Snow Plowing Contracts

by J on December 29, 2010

Once you’ve had your driveway plowed by a professional, you appreciate how helpful this service is. No more worries over whether you’ll be able to get out of your driveway after the next big snow—and no concerns about throwing out your back as you attack that 5-foot snowdrift. You may be considering whether you should just go ahead and sign a contract with a snow plowing service. Here are a few points to keep in mind as you make your decision.
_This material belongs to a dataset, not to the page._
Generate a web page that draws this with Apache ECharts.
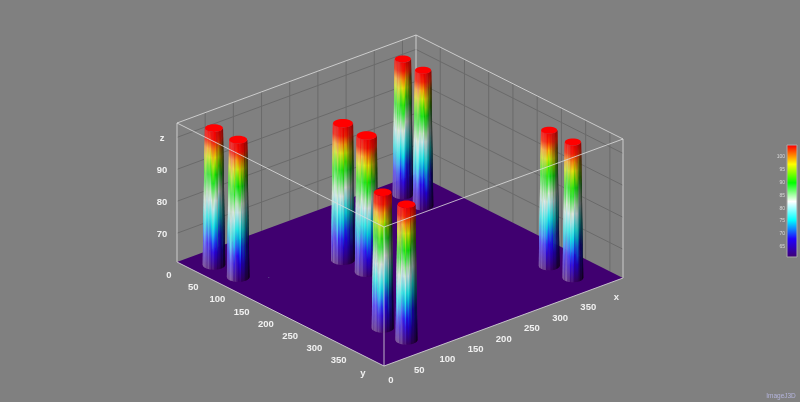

  • Get an estimate in writing from each contractor you’re considering. Charges can vary greatly from contractor to contractor. Be sure you understand what the charges include. For example, are supplies such as salt, sand and other deicers included in the cost, or will there be a separate fee for those things?
  • How much snow must fall before they send out the snow plows?
  • Do they charge a flat rate, or is the fee based upon the size of the storm?
  • If the snowstorm is a severe one and requires more than one snow plowing service, is there an extra charge for that? Is the second plowing discounted?
  • Be sure you specify in the contract where they should pile the snow. You would think it’d be obvious, but some contractors will leave the snow piled in front of your garage door. If you have a street mailbox, do you need the service to plow the area around the mailbox?
  • Does the service offer sidewalk and step shoveling? These services can be a necessity for the elderly and infirm, but often are a separate charge—and usually pricey because they are labor and time intensive.
  • Are you a doctor, paramedic or other type of first responder? If so, then you should check into whether or not the snow plowing service offers priority service. How much extra does this cost?
  • Be sure the contractor you choose has insurance to cover any damages should they occur. It’s not unusual for a snowplow to damage a driveway, fence, shrubs or a home.
  • Are you allowed to break the contract? What conditions have to be met to do this? Are there any additional charges to break the contract?
  • Finally, be sure to check their references. Ask your neighbors and family for recommended contractors. If they’re happy with the service, chances are you will be too.

Signing a contract this winter for snow plowing may just give you the peace of mind you need to make it a stress-free winter!